● **Goal of the exercise**
Print the entries that appear below, exactly as written and without their pictures.

..............................

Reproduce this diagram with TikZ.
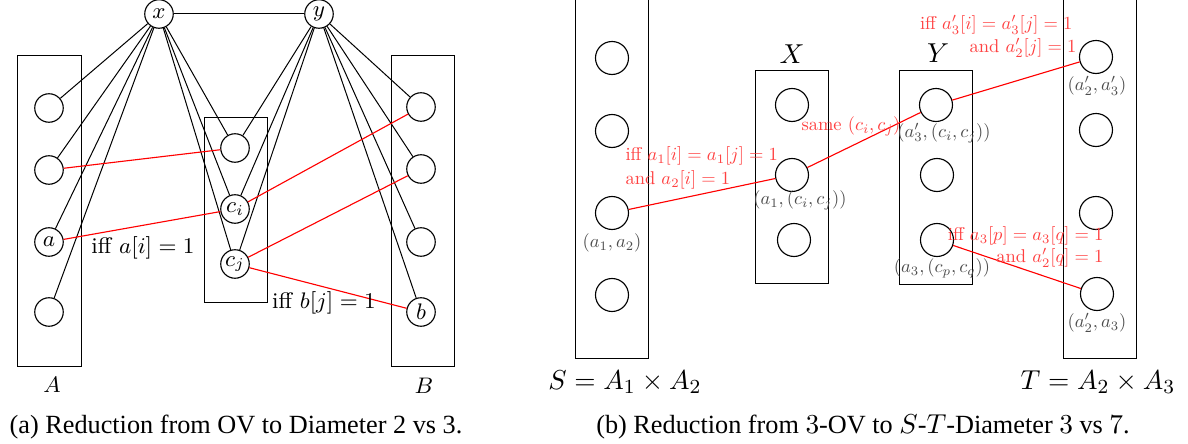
\documentclass[tikz,border=0pt]{standalone}
\usepackage{fontspec}
\usepackage{graphicx}
\newfontfamily\capfont{Liberation Serif}
\newcommand{\smtx}[1]{\scalebox{0.74}{#1}}
\begin{document}
\begin{tikzpicture}[x=0.4pt,y=-0.4pt,
  v/.style={circle,draw,line width=0.45pt,inner sep=0pt,minimum size=11.4pt,font=\fontsize{9}{10}\selectfont},
  w/.style={circle,draw,line width=0.45pt,inner sep=0pt,minimum size=13.2pt},
  grp/.style={draw,line width=0.4pt},
  ln/.style={line width=0.4pt},
  rl/.style={red,line width=0.45pt},
  rt/.style={text=red!75,font=\fontsize{10}{12}\selectfont,inner sep=0pt},
  gl/.style={text=black!70,font=\fontsize{10}{12}\selectfont,inner sep=0pt},
  lbl/.style={font=\fontsize{9}{10}\selectfont,inner sep=0pt},
  big/.style={font=\fontsize{10.5}{12}\selectfont,inner sep=0pt},
  captxt/.style={font=\capfont\fontsize{10.5}{12}\selectfont,inner sep=0pt}]
\useasboundingbox (0,0) rectangle (1188,444);

% ---------- left panel ----------
\draw[grp] (17,56) rectangle (81,367);
\draw[grp] (204,118) rectangle (267,303);
\draw[grp] (391,56) rectangle (454,367);

\node[v] (x) at (159,14) {$x$};
\node[v] (y) at (319,14) {$y$};
\node[v] (A1) at (49,108) {};
\node[v] (A2) at (49,170) {};
\node[v] (a) at (49,242) {$a$};
\node[v] (A4) at (49,312) {};
\node[v] (C1) at (235,148) {};
\node[v] (ci) at (235,209) {$c_i$};
\node[v] (cj) at (235,264) {$c_j$};
\node[v] (B1) at (421,107) {};
\node[v] (B2) at (421,169) {};
\node[v] (B3) at (421,242) {};
\node[v] (b) at (421,312) {$b$};

\draw[ln] (x) -- (y);
\foreach \t in {A1,A2,a,A4,C1,ci,cj} \draw[ln] (x) -- (\t);
\foreach \t in {C1,ci,cj,B1,B2,B3,b} \draw[ln] (y) -- (\t);
\draw[rl] (A2) -- (C1);
\draw[rl] (a) -- (ci);
\draw[rl] (ci) -- (B1);
\draw[rl] (cj) -- (B2);
\draw[rl] (cj) -- (b);

\node[lbl] (lA) at (52,385) {$A$};
\node[lbl] (lB) at (424,386) {$B$};
\node[lbl] (ia) at (143,248) {iff $a[i]=1$};
\node[lbl] (ib) at (324,303) {iff $b[j]=1$};

\node[captxt] (capa) at (236,427) {(a) Reduction from OV to Diameter 2 vs 3.};

% ---------- right panel ----------
\draw[grp] (575,-5) rectangle (648,359);
\draw[grp] (755,71) rectangle (828,284);
\draw[grp] (899,71) rectangle (972,285);
\draw[grp] (1063,-5) rectangle (1136,359);

\node[w] (S1) at (612,58) {};
\node[w] (S2) at (612,131) {};
\node[w] (S3) at (612,213) {};
\node[w] (S4) at (612,295) {};
\node[w] (X1) at (792,105) {};
\node[w] (X2) at (792,175) {};
\node[w] (X3) at (794,240) {};
\node[w] (Y1) at (936,105) {};
\node[w] (Y2) at (937,175) {};
\node[w] (Y3) at (937,240) {};
\node[w] (T1) at (1096,57) {};
\node[w] (T2) at (1096,130) {};
\node[w] (T3) at (1096,213) {};
\node[w] (T4) at (1097,294) {};

\draw[rl] (S3) -- (X2);
\draw[rl] (X2) -- (Y1);
\draw[rl] (Y1) -- (T1);
\draw[rl] (Y3) -- (T4);

\node[gl] (g1) at (612,243) {\smtx{$(a_1,a_2)$}};
\node[gl] (g2) at (800,200) {\smtx{$(a_1,(c_i,c_j))$}};
\node[gl] (g3) at (944,133) {\smtx{$(a'_3,(c_i,c_j))$}};
\node[gl] (g4) at (942,268) {\smtx{$(a_3,(c_p,c_q))$}};
\node[gl] (g5) at (1097,86) {\smtx{$(a'_2,a'_3)$}};
\node[gl] (g6) at (1097,323) {\smtx{$(a'_2,a_3)$}};

\node[rt,anchor=west] (r1) at (625,156) {\smtx{iff $a_1[i]=a_1[j]=1$}};
\node[rt,anchor=west] (r2) at (625,180) {\smtx{and $a_2[i]=1$}};
\node[rt,anchor=west] (r3) at (801,126) {\smtx{same $(c_i,c_j)$}};
\node[rt,anchor=east] (r4) at (1073,25) {\smtx{iff $a'_3[i]=a'_3[j]=1$}};
\node[rt,anchor=east] (r5) at (1077,48) {\smtx{and $a'_2[j]=1$}};
\node[rt,anchor=east] (r6) at (1104,236) {\smtx{iff $a_3[p]=a_3[q]=1$}};
\node[rt,anchor=east] (r7) at (1104,258) {\smtx{and $a'_2[q]=1$}};

\node[big] (lX) at (792,54) {$X$};
\node[big] (lY) at (938,53) {$Y$};
\node[font=\fontsize{11}{12}\selectfont,inner sep=0pt] (lS) at (625,382) {$S=A_1\times A_2$};
\node[font=\fontsize{11}{12}\selectfont,inner sep=0pt] (lT) at (1098,382) {$T=A_2\times A_3$};

\node[captxt] (capb) at (863,427) {(b) Reduction from $3$-OV to $S$-$T$-Diameter $3$ vs $7$.};
\end{tikzpicture}
\end{document}
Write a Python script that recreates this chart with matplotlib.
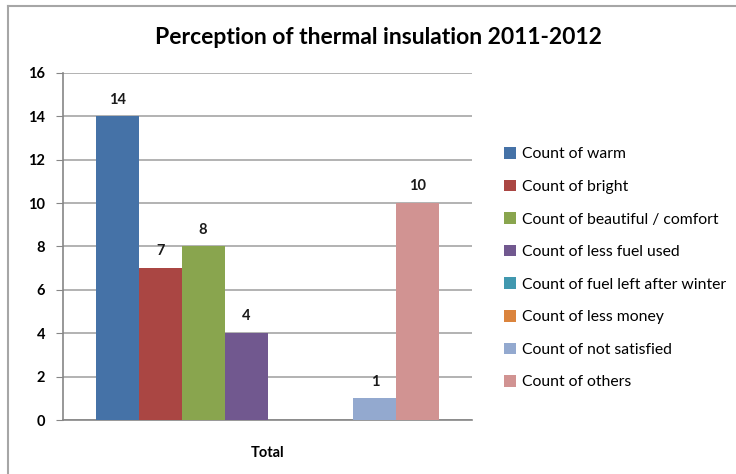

..............................

● **Answer to the problem**
Reproduce this diagram with TikZ.
\documentclass[tikz,border=0pt]{standalone}
\usepackage{fontspec}
\usepackage{graphicx}
\newfontfamily\capfont{Liberation Serif}
\newcommand{\smtx}[1]{\scalebox{0.74}{#1}}
\begin{document}
\begin{tikzpicture}[x=0.4pt,y=-0.4pt,
  v/.style={circle,draw,line width=0.45pt,inner sep=0pt,minimum size=11.4pt,font=\fontsize{9}{10}\selectfont},
  w/.style={circle,draw,line width=0.45pt,inner sep=0pt,minimum size=13.2pt},
  grp/.style={draw,line width=0.4pt},
  ln/.style={line width=0.4pt},
  rl/.style={red,line width=0.45pt},
  rt/.style={text=red!75,font=\fontsize{10}{12}\selectfont,inner sep=0pt},
  gl/.style={text=black!70,font=\fontsize{10}{12}\selectfont,inner sep=0pt},
  lbl/.style={font=\fontsize{9}{10}\selectfont,inner sep=0pt},
  big/.style={font=\fontsize{10.5}{12}\selectfont,inner sep=0pt},
  captxt/.style={font=\capfont\fontsize{10.5}{12}\selectfont,inner sep=0pt}]
\useasboundingbox (0,0) rectangle (1188,444);

% ---------- left panel ----------
\draw[grp] (17,56) rectangle (81,367);
\draw[grp] (204,118) rectangle (267,303);
\draw[grp] (391,56) rectangle (454,367);

\node[v] (x) at (159,14) {$x$};
\node[v] (y) at (319,14) {$y$};
\node[v] (A1) at (49,108) {};
\node[v] (A2) at (49,170) {};
\node[v] (a) at (49,242) {$a$};
\node[v] (A4) at (49,312) {};
\node[v] (C1) at (235,148) {};
\node[v] (ci) at (235,209) {$c_i$};
\node[v] (cj) at (235,264) {$c_j$};
\node[v] (B1) at (421,107) {};
\node[v] (B2) at (421,169) {};
\node[v] (B3) at (421,242) {};
\node[v] (b) at (421,312) {$b$};

\draw[ln] (x) -- (y);
\foreach \t in {A1,A2,a,A4,C1,ci,cj} \draw[ln] (x) -- (\t);
\foreach \t in {C1,ci,cj,B1,B2,B3,b} \draw[ln] (y) -- (\t);
\draw[rl] (A2) -- (C1);
\draw[rl] (a) -- (ci);
\draw[rl] (ci) -- (B1);
\draw[rl] (cj) -- (B2);
\draw[rl] (cj) -- (b);

\node[lbl] (lA) at (52,385) {$A$};
\node[lbl] (lB) at (424,386) {$B$};
\node[lbl] (ia) at (143,248) {iff $a[i]=1$};
\node[lbl] (ib) at (324,303) {iff $b[j]=1$};

\node[captxt] (capa) at (236,427) {(a) Reduction from OV to Diameter 2 vs 3.};

% ---------- right panel ----------
\draw[grp] (575,-5) rectangle (648,359);
\draw[grp] (755,71) rectangle (828,284);
\draw[grp] (899,71) rectangle (972,285);
\draw[grp] (1063,-5) rectangle (1136,359);

\node[w] (S1) at (612,58) {};
\node[w] (S2) at (612,131) {};
\node[w] (S3) at (612,213) {};
\node[w] (S4) at (612,295) {};
\node[w] (X1) at (792,105) {};
\node[w] (X2) at (792,175) {};
\node[w] (X3) at (794,240) {};
\node[w] (Y1) at (936,105) {};
\node[w] (Y2) at (937,175) {};
\node[w] (Y3) at (937,240) {};
\node[w] (T1) at (1096,57) {};
\node[w] (T2) at (1096,130) {};
\node[w] (T3) at (1096,213) {};
\node[w] (T4) at (1097,294) {};

\draw[rl] (S3) -- (X2);
\draw[rl] (X2) -- (Y1);
\draw[rl] (Y1) -- (T1);
\draw[rl] (Y3) -- (T4);

\node[gl] (g1) at (612,243) {\smtx{$(a_1,a_2)$}};
\node[gl] (g2) at (800,200) {\smtx{$(a_1,(c_i,c_j))$}};
\node[gl] (g3) at (944,133) {\smtx{$(a'_3,(c_i,c_j))$}};
\node[gl] (g4) at (942,268) {\smtx{$(a_3,(c_p,c_q))$}};
\node[gl] (g5) at (1097,86) {\smtx{$(a'_2,a'_3)$}};
\node[gl] (g6) at (1097,323) {\smtx{$(a'_2,a_3)$}};

\node[rt,anchor=west] (r1) at (625,156) {\smtx{iff $a_1[i]=a_1[j]=1$}};
\node[rt,anchor=west] (r2) at (625,180) {\smtx{and $a_2[i]=1$}};
\node[rt,anchor=west] (r3) at (801,126) {\smtx{same $(c_i,c_j)$}};
\node[rt,anchor=east] (r4) at (1073,25) {\smtx{iff $a'_3[i]=a'_3[j]=1$}};
\node[rt,anchor=east] (r5) at (1077,48) {\smtx{and $a'_2[j]=1$}};
\node[rt,anchor=east] (r6) at (1104,236) {\smtx{iff $a_3[p]=a_3[q]=1$}};
\node[rt,anchor=east] (r7) at (1104,258) {\smtx{and $a'_2[q]=1$}};

\node[big] (lX) at (792,54) {$X$};
\node[big] (lY) at (938,53) {$Y$};
\node[font=\fontsize{11}{12}\selectfont,inner sep=0pt] (lS) at (625,382) {$S=A_1\times A_2$};
\node[font=\fontsize{11}{12}\selectfont,inner sep=0pt] (lT) at (1098,382) {$T=A_2\times A_3$};

\node[captxt] (capb) at (863,427) {(b) Reduction from $3$-OV to $S$-$T$-Diameter $3$ vs $7$.};
\end{tikzpicture}
\end{document}
Write a Python script that recreates this chart with matplotlib.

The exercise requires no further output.